(Data items)

-=-=-=-=-

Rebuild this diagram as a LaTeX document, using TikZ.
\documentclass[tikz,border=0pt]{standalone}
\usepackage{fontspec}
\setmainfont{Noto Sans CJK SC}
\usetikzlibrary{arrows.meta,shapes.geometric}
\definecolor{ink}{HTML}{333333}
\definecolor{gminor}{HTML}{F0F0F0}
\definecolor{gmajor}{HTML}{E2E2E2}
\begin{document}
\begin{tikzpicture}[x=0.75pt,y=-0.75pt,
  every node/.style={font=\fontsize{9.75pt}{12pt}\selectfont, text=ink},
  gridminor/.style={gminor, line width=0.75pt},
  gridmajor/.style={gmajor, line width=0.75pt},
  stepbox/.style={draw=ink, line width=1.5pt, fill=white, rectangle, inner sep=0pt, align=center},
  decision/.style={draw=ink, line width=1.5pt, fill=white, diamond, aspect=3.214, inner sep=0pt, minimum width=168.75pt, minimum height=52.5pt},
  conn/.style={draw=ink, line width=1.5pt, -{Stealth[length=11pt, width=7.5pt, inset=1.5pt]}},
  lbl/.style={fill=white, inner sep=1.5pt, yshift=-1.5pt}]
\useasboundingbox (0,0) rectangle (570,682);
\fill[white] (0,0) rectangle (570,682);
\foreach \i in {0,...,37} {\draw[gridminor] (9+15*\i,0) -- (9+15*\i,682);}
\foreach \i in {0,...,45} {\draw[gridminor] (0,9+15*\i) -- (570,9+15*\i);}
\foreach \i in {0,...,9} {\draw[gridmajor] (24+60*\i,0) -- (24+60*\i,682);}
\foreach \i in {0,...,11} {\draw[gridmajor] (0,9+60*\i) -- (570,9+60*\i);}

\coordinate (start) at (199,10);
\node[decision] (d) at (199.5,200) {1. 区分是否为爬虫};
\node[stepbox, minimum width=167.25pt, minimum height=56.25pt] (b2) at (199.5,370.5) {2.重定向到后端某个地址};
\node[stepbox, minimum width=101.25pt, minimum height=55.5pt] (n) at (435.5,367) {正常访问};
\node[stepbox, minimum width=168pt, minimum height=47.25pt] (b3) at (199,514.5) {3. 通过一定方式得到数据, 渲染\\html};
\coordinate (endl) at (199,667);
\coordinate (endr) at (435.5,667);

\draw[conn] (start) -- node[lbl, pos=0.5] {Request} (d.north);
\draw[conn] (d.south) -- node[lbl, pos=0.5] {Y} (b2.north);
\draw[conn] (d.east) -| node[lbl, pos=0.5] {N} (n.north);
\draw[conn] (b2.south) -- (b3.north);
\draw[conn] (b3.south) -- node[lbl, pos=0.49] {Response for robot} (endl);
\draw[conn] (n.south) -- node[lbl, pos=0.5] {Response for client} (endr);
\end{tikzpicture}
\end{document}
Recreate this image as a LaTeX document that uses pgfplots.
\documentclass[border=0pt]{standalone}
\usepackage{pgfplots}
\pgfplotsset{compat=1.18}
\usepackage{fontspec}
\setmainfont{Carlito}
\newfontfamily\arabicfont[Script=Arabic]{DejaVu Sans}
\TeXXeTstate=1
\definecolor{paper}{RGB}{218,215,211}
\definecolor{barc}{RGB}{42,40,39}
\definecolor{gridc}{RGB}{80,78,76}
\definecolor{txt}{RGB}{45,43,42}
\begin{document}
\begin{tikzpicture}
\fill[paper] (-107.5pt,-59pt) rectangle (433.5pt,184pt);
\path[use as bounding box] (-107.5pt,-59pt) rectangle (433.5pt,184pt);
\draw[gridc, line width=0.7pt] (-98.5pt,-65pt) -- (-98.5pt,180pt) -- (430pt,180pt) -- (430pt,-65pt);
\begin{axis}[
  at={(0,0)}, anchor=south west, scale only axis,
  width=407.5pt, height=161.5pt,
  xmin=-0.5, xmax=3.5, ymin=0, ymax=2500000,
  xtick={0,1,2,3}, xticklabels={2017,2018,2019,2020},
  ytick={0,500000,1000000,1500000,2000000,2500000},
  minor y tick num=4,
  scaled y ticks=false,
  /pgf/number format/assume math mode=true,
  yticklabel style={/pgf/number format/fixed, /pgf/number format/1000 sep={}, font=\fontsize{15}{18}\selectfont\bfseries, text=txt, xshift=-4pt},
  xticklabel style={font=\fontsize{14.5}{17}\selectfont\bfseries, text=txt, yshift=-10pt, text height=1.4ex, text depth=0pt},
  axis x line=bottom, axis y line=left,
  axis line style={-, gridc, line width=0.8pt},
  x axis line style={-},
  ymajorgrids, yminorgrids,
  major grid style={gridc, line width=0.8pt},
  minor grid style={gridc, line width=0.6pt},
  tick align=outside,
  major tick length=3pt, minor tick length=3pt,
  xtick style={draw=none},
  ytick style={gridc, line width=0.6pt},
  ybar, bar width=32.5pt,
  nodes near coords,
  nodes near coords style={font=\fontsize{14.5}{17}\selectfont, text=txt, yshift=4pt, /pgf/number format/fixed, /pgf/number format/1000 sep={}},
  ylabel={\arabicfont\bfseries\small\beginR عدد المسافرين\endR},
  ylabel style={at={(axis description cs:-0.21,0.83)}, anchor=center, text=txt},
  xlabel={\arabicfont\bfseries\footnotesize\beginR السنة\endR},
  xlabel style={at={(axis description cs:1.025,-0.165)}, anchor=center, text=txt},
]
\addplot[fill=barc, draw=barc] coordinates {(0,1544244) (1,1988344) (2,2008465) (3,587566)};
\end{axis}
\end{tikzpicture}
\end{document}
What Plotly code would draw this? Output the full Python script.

-=-=-=-=-

## Do this
Go through the records above and set each one down exactly, please.

## Finished answer
Rebuild this diagram as a LaTeX document, using TikZ.
\documentclass[tikz,border=0pt]{standalone}
\usepackage{fontspec}
\setmainfont{Noto Sans CJK SC}
\usetikzlibrary{arrows.meta,shapes.geometric}
\definecolor{ink}{HTML}{333333}
\definecolor{gminor}{HTML}{F0F0F0}
\definecolor{gmajor}{HTML}{E2E2E2}
\begin{document}
\begin{tikzpicture}[x=0.75pt,y=-0.75pt,
  every node/.style={font=\fontsize{9.75pt}{12pt}\selectfont, text=ink},
  gridminor/.style={gminor, line width=0.75pt},
  gridmajor/.style={gmajor, line width=0.75pt},
  stepbox/.style={draw=ink, line width=1.5pt, fill=white, rectangle, inner sep=0pt, align=center},
  decision/.style={draw=ink, line width=1.5pt, fill=white, diamond, aspect=3.214, inner sep=0pt, minimum width=168.75pt, minimum height=52.5pt},
  conn/.style={draw=ink, line width=1.5pt, -{Stealth[length=11pt, width=7.5pt, inset=1.5pt]}},
  lbl/.style={fill=white, inner sep=1.5pt, yshift=-1.5pt}]
\useasboundingbox (0,0) rectangle (570,682);
\fill[white] (0,0) rectangle (570,682);
\foreach \i in {0,...,37} {\draw[gridminor] (9+15*\i,0) -- (9+15*\i,682);}
\foreach \i in {0,...,45} {\draw[gridminor] (0,9+15*\i) -- (570,9+15*\i);}
\foreach \i in {0,...,9} {\draw[gridmajor] (24+60*\i,0) -- (24+60*\i,682);}
\foreach \i in {0,...,11} {\draw[gridmajor] (0,9+60*\i) -- (570,9+60*\i);}

\coordinate (start) at (199,10);
\node[decision] (d) at (199.5,200) {1. 区分是否为爬虫};
\node[stepbox, minimum width=167.25pt, minimum height=56.25pt] (b2) at (199.5,370.5) {2.重定向到后端某个地址};
\node[stepbox, minimum width=101.25pt, minimum height=55.5pt] (n) at (435.5,367) {正常访问};
\node[stepbox, minimum width=168pt, minimum height=47.25pt] (b3) at (199,514.5) {3. 通过一定方式得到数据, 渲染\\html};
\coordinate (endl) at (199,667);
\coordinate (endr) at (435.5,667);

\draw[conn] (start) -- node[lbl, pos=0.5] {Request} (d.north);
\draw[conn] (d.south) -- node[lbl, pos=0.5] {Y} (b2.north);
\draw[conn] (d.east) -| node[lbl, pos=0.5] {N} (n.north);
\draw[conn] (b2.south) -- (b3.north);
\draw[conn] (b3.south) -- node[lbl, pos=0.49] {Response for robot} (endl);
\draw[conn] (n.south) -- node[lbl, pos=0.5] {Response for client} (endr);
\end{tikzpicture}
\end{document}
Recreate this image as a LaTeX document that uses pgfplots.
\documentclass[border=0pt]{standalone}
\usepackage{pgfplots}
\pgfplotsset{compat=1.18}
\usepackage{fontspec}
\setmainfont{Carlito}
\newfontfamily\arabicfont[Script=Arabic]{DejaVu Sans}
\TeXXeTstate=1
\definecolor{paper}{RGB}{218,215,211}
\definecolor{barc}{RGB}{42,40,39}
\definecolor{gridc}{RGB}{80,78,76}
\definecolor{txt}{RGB}{45,43,42}
\begin{document}
\begin{tikzpicture}
\fill[paper] (-107.5pt,-59pt) rectangle (433.5pt,184pt);
\path[use as bounding box] (-107.5pt,-59pt) rectangle (433.5pt,184pt);
\draw[gridc, line width=0.7pt] (-98.5pt,-65pt) -- (-98.5pt,180pt) -- (430pt,180pt) -- (430pt,-65pt);
\begin{axis}[
  at={(0,0)}, anchor=south west, scale only axis,
  width=407.5pt, height=161.5pt,
  xmin=-0.5, xmax=3.5, ymin=0, ymax=2500000,
  xtick={0,1,2,3}, xticklabels={2017,2018,2019,2020},
  ytick={0,500000,1000000,1500000,2000000,2500000},
  minor y tick num=4,
  scaled y ticks=false,
  /pgf/number format/assume math mode=true,
  yticklabel style={/pgf/number format/fixed, /pgf/number format/1000 sep={}, font=\fontsize{15}{18}\selectfont\bfseries, text=txt, xshift=-4pt},
  xticklabel style={font=\fontsize{14.5}{17}\selectfont\bfseries, text=txt, yshift=-10pt, text height=1.4ex, text depth=0pt},
  axis x line=bottom, axis y line=left,
  axis line style={-, gridc, line width=0.8pt},
  x axis line style={-},
  ymajorgrids, yminorgrids,
  major grid style={gridc, line width=0.8pt},
  minor grid style={gridc, line width=0.6pt},
  tick align=outside,
  major tick length=3pt, minor tick length=3pt,
  xtick style={draw=none},
  ytick style={gridc, line width=0.6pt},
  ybar, bar width=32.5pt,
  nodes near coords,
  nodes near coords style={font=\fontsize{14.5}{17}\selectfont, text=txt, yshift=4pt, /pgf/number format/fixed, /pgf/number format/1000 sep={}},
  ylabel={\arabicfont\bfseries\small\beginR عدد المسافرين\endR},
  ylabel style={at={(axis description cs:-0.21,0.83)}, anchor=center, text=txt},
  xlabel={\arabicfont\bfseries\footnotesize\beginR السنة\endR},
  xlabel style={at={(axis description cs:1.025,-0.165)}, anchor=center, text=txt},
]
\addplot[fill=barc, draw=barc] coordinates {(0,1544244) (1,1988344) (2,2008465) (3,587566)};
\end{axis}
\end{tikzpicture}
\end{document}
What Plotly code would draw this? Output the full Python script.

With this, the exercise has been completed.